Les innovations radicales renforcent la croissance de long terme. Les innovations incrémentales permettent quant à elles un rattrapage économique, à l’image de ce que fit l’Europe, sur la période 1945-1970, pour rattraper son retard de productivité par rapport aux Etats-Unis, grâce à un effort important dans l’enseignement primaire et secondaire, et dans des secteurs programmés et centralisés (énergie, transport…). Désormais, le renforcement du potentiel de croissance de la France nécessite de promouvoir à la fois l’innovation des entreprises et l’enseignement supérieur, pour sortir d’un développement jusqu’à présent trop basé sur les innovations incrémentales.

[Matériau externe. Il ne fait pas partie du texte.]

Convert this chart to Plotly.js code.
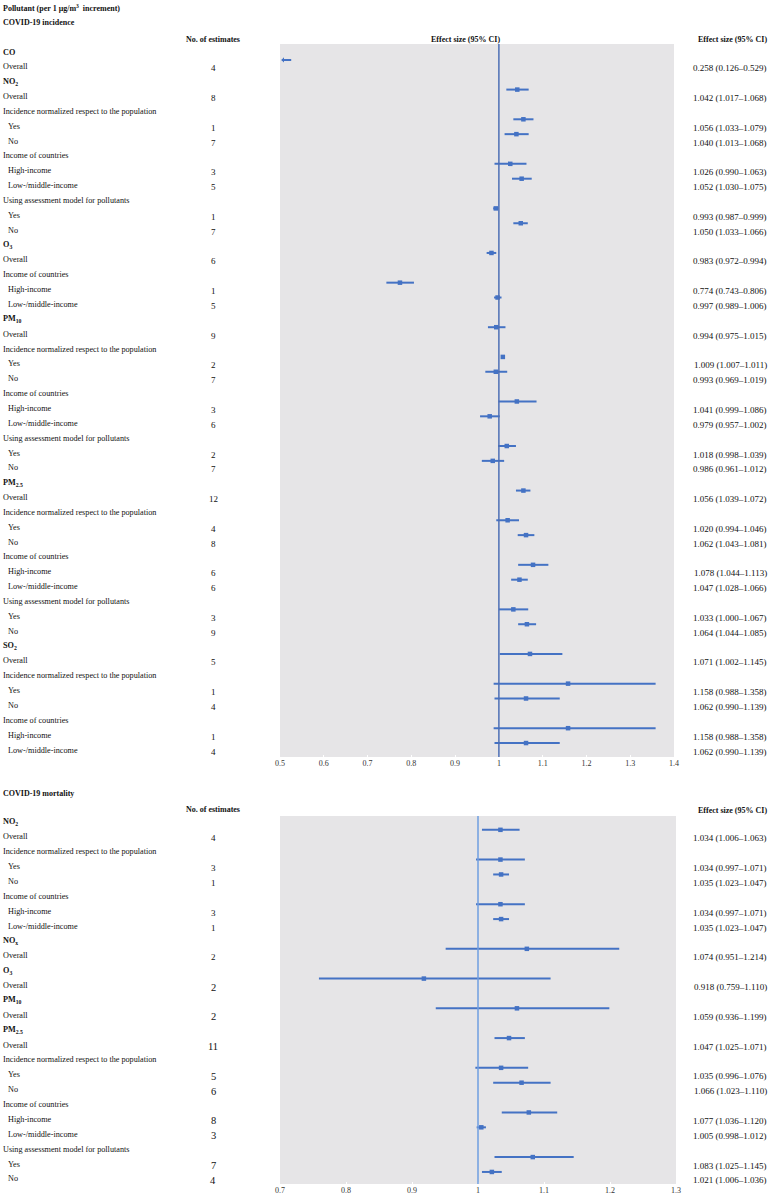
<!DOCTYPE html>
<html><head><meta charset="utf-8">
<script src="https://cdn.plot.ly/plotly-3.0.1.min.js"></script>
<style>html,body{margin:0;padding:0;background:#fff}</style>
</head><body><div id="chart" style="width:773px;height:1199px"></div>
<script>
// ---------- DATA: COVID-19 incidence ----------
const incLabels = ["CO","Overall","NO<sub>2</sub>","Overall",
 "Incidence normalized respect to the population","Yes","No",
 "Income of countries","High-income","Low-/middle-income",
 "Using assessment model for pollutants","Yes","No",
 "O<sub>3</sub>","Overall","Income of countries","High-income","Low-/middle-income",
 "PM<sub>10</sub>","Overall","Incidence normalized respect to the population","Yes","No",
 "Income of countries","High-income","Low-/middle-income",
 "Using assessment model for pollutants","Yes","No",
 "PM<sub>2.5</sub>","Overall","Incidence normalized respect to the population","Yes","No",
 "Income of countries","High-income","Low-/middle-income",
 "Using assessment model for pollutants","Yes","No",
 "SO<sub>2</sub>","Overall","Incidence normalized respect to the population","Yes","No",
 "Income of countries","High-income","Low-/middle-income"];
const incN   = [null,4,null,8,null,1,7,null,3,5,null,1,7,null,6,null,1,5,null,9,null,2,7,null,3,6,null,2,7,null,12,null,4,8,null,6,6,null,3,9,null,5,null,1,4,null,1,4];
const incEst = [null,0.258,null,1.042,null,1.056,1.040,null,1.026,1.052,null,0.993,1.050,null,0.983,null,0.774,0.997,null,0.994,null,1.009,0.993,null,1.041,0.979,null,1.018,0.986,null,1.056,null,1.020,1.062,null,1.078,1.047,null,1.033,1.064,null,1.071,null,1.158,1.062,null,1.158,1.062];
const incLo  = [null,0.126,null,1.017,null,1.033,1.013,null,0.990,1.030,null,0.987,1.033,null,0.972,null,0.743,0.989,null,0.975,null,1.007,0.969,null,0.999,0.957,null,0.998,0.961,null,1.039,null,0.994,1.043,null,1.044,1.028,null,1.000,1.044,null,1.002,null,0.988,0.990,null,0.988,0.990];
const incHi  = [null,0.529,null,1.068,null,1.079,1.068,null,1.063,1.075,null,0.999,1.066,null,0.994,null,0.806,1.006,null,1.015,null,1.011,1.019,null,1.086,1.002,null,1.039,1.012,null,1.072,null,1.046,1.081,null,1.113,1.066,null,1.067,1.085,null,1.145,null,1.358,1.139,null,1.358,1.139];
const incTicks = [0.5,0.6,0.7,0.8,0.9,1,1.1,1.2,1.3,1.4];

// ---------- DATA: COVID-19 mortality ----------
const mortLabels = ["NO<sub>2</sub>","Overall","Incidence normalized respect to the population","Yes","No",
 "Income of countries","High-income","Low-/middle-income",
 "NO<sub>x</sub>","Overall","O<sub>3</sub>","Overall","PM<sub>10</sub>","Overall",
 "PM<sub>2.5</sub>","Overall","Incidence normalized respect to the population","Yes","No",
 "Income of countries","High-income","Low-/middle-income",
 "Using assessment model for pollutants","Yes","No"];
const mortN   = [null,4,null,3,1,null,3,1,null,2,null,2,null,2,null,11,null,5,6,null,8,3,null,7,4];
const mortEst = [null,1.034,null,1.034,1.035,null,1.034,1.035,null,1.074,null,0.918,null,1.059,null,1.047,null,1.035,1.066,null,1.077,1.005,null,1.083,1.021];
const mortLo  = [null,1.006,null,0.997,1.023,null,0.997,1.023,null,0.951,null,0.759,null,0.936,null,1.025,null,0.996,1.023,null,1.036,0.998,null,1.025,1.006];
const mortHi  = [null,1.063,null,1.071,1.047,null,1.071,1.047,null,1.214,null,1.110,null,1.199,null,1.071,null,1.076,1.110,null,1.120,1.012,null,1.145,1.036];
const mortTicks = [0.7,0.8,0.9,1,1.1,1.2,1.3];

const pollutants = ["CO","NO<sub>2</sub>","NO<sub>x</sub>","O<sub>3</sub>","PM<sub>10</sub>","PM<sub>2.5</sub>","SO<sub>2</sub>"];

// ---------- RENDER ----------
const W = 773, H = 1199;
const px = x => x / W;
const py = y => 1 - y / H;
const BLUE = '#4472C4';
const SERIF = 'Liberation Serif, Times New Roman, serif';
const MOFF = 0.47;   // markers sit slightly above text row

const traces = [];
const annotations = [];
const shapes = [];

function panel(labels, nArr, est, lo, hi, xax, yax, xRange, refColor, bigFrom) {
  const xs = [], ys = [], ep = [], em = [];
  const yref = yax === 'yaxis' ? 'y' : 'y2';
  const xref = xax === 'xaxis' ? 'x' : 'x2';
  labels.forEach((lab, i) => {
    const hasVal = est[i] !== null;
    const bold = pollutants.includes(lab);
    const indent = hasVal && lab !== 'Overall';
    annotations.push({xref:'paper', yref:yref, x:px(indent ? 6 : 1), y:i, xanchor:'left', yanchor:'middle',
      text: bold ? '<b>' + lab + '</b>' : lab, showarrow:false,
      font:{family:SERIF, size:8.2, color:'#111'}});
    if (hasVal) {
      const big = bigFrom !== null && i >= bigFrom;
      annotations.push({xref:'paper', yref:yref, x:px(213), y:i, yshift:-1.5, xanchor:'center', yanchor:'middle',
        text:String(nArr[i]), showarrow:false, font:{family:SERIF, size: big ? 10.5 : 9, color:'#111'}});
      annotations.push({xref:'paper', yref:yref, x:px(769), y:i, yshift:-1.5, xanchor:'right', yanchor:'middle',
        text: est[i].toFixed(3) + ' (' + lo[i].toFixed(3) + '–' + hi[i].toFixed(3) + ')', showarrow:false,
        font:{family:SERIF, size:9, color:'#111'}});
      if (est[i] >= xRange[0] && est[i] <= xRange[1]) {
        xs.push(est[i]); ys.push(i - MOFF); ep.push(hi[i] - est[i]); em.push(est[i] - lo[i]);
      } else if (est[i] < xRange[0]) {
        // out of range: line from visible CI end with arrowhead at the axis minimum
        annotations.push({xref:xref, yref:yref, axref:xref, ayref:yref,
          x:xRange[0] + 0.003, y:i - MOFF, ax:hi[i], ay:i - MOFF, text:'', showarrow:true,
          arrowhead:1, arrowsize:0.45, arrowwidth:2, arrowcolor:BLUE, standoff:0, startstandoff:0});
      }
    }
  });
  traces.push({type:'scatter', mode:'markers', x:xs, y:ys, xaxis:xref, yaxis:yref,
    marker:{symbol:'square', size:4.5, color:BLUE},
    error_x:{type:'data', symmetric:false, array:ep, arrayminus:em, thickness:2, width:0, color:BLUE},
    hoverinfo:'skip', showlegend:false});
  shapes.push({type:'line', xref:xref, yref:yref + ' domain', x0:1, x1:1, y0:0, y1:1,
    line:{color:refColor, width:1.5}, layer:'above'});
}

panel(incLabels, incN, incEst, incLo, incHi, 'xaxis', 'yaxis', [incTicks[0], incTicks[incTicks.length-1]], '#4d6fb5', null);
panel(mortLabels, mortN, mortEst, mortLo, mortHi, 'xaxis2', 'yaxis2', [mortTicks[0], mortTicks[mortTicks.length-1]], '#6f9ee0', 10);

// headers
const hdr = (text, x, y, anchor, size) => annotations.push({xref:'paper', yref:'paper', x:px(x), y:py(y),
  xanchor:anchor, yanchor:'middle', text:'<b>' + text + '</b>', showarrow:false,
  font:{family:SERIF, size:size || 8, color:'#111'}});
hdr('Pollutant (per 1 μg/m<sup>3</sup>  increment)', 1, 8, 'left');
hdr('COVID-19 incidence', 1, 22, 'left');
hdr('No. of estimates', 213, 40, 'center');
hdr('Effect size (95% CI)', 465, 39, 'center');
hdr('Effect size (95% CI)', 769, 39, 'right');
hdr('COVID-19 mortality', 1, 793, 'left');
hdr('No. of estimates', 213, 809, 'center');
hdr('Effect size (95% CI)', 769, 810, 'right');

const axCommon = {showgrid:false, zeroline:false, showline:false, ticks:'inside', ticklen:2, tickcolor:'#ffffff',
  tickfont:{family:SERIF, size:8, color:'#333'}, fixedrange:true};

const layout = {
  width:W, height:H, margin:{l:0, r:0, t:0, b:0},
  paper_bgcolor:'#ffffff', plot_bgcolor:'#e6e5e7', showlegend:false,
  xaxis: Object.assign({}, axCommon, {domain:[px(280), px(674)], range:[incTicks[0], incTicks[incTicks.length-1]],
    tickvals:incTicks, anchor:'y'}),
  yaxis: {domain:[py(757), py(44)], range:[incLabels.length - 0.53, -0.54], visible:false, fixedrange:true, anchor:'x'},
  xaxis2: Object.assign({}, axCommon, {domain:[px(280), px(676)], range:[mortTicks[0], mortTicks[mortTicks.length-1]],
    tickvals:mortTicks, anchor:'y2'}),
  yaxis2: {domain:[py(1184), py(816)], range:[mortLabels.length - 0.66, -0.40], visible:false, fixedrange:true, anchor:'x2'},
  annotations: annotations, shapes: shapes
};

Plotly.newPlot('chart', traces, layout, {displayModeBar:false, staticPlot:true});
</script></body></html>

La capacité à produire des innovations radicales repose donc, au final, sur des Institutions qui ne sont pas les mêmes que celles ayant soutenu le développement des innovations incrémentales, lesquelles sont notamment favorisées par des investissements de long terme dans des entreprises de grande taille. Au contraire, l’innovation radicale requiert plus d’initiatives individuelles et de prise de risque que souvent seules les entreprises de petite taille (start-up, PME, entreprises de tailles intermédiaires…) sont capables de réaliser. L’innovation radicale exige aussi des ruptures techniques qui découlent généralement de travaux de recherche « pionniers » issus des universités.

Au regard de ce qui précède quelques conclusions en matière de politique économique peuvent être mise en avant.

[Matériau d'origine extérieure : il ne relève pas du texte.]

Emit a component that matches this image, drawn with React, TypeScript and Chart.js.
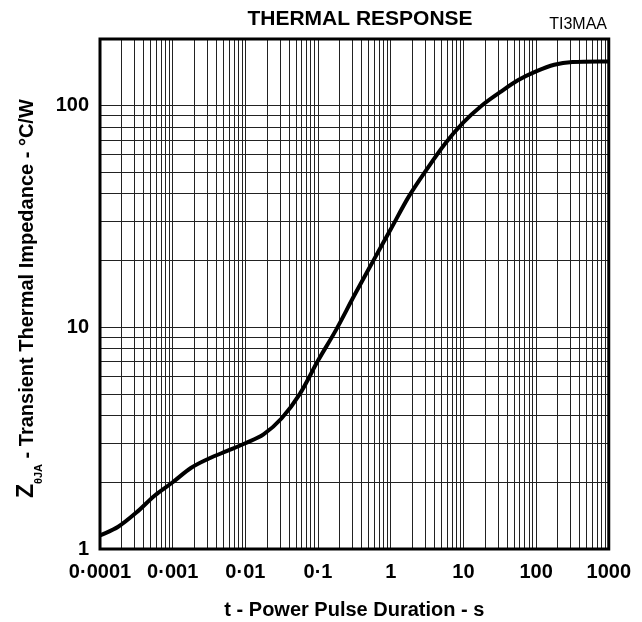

Tout d’abord, un constat s’impose à propos du tissu industriel de la France, archétype du pays centralisé : il est constitué de grands et anciens groupes qui ont fait sa réussite par le passé. La France a désormais besoin d’entreprises plus réactives et innovantes dans une multitude de secteurs (numérique, santé, efficacité énergétique, hybridation des technologies…).

Ensuite, il apparait urgent, au moment où la discussion sur la croissance et le redressement productif bat son plein en France et en Europe, que l’environnement de ces entreprises évolue favorablement : par exemple qu’elles obtiennent enfin un accès bien réel au capital-risque, et qu’elles soient impliquées totalement dans les dispositifs d’investissements en RD déjà existants ou à venir.

Autant de points, pourtant essentiels, que le premier bilan du grand emprunt esquissé l’été dernier (conférence de l’Elysée du 27 juin 2011) laisse encore en suspens.

Par Pascal Da Costa

 

L’auteur

Diplômé du magistère d’économie de Paris 1 Panthéon-Sorbonne – ENS Ulm – EHESS et docteur en économie de Paris 1, Pascal da Costa est enseignant-chercheur et responsable des cours d’Économie à l’Ecole Centrale Paris. Ses travaux de recherche portant sur l’innovation, l’environnement et l’énergie, visent à déterminer les sentiers de croissance durable de nos économies, lesquels se fondent notamment sur des ruptures fiscales et technologiques.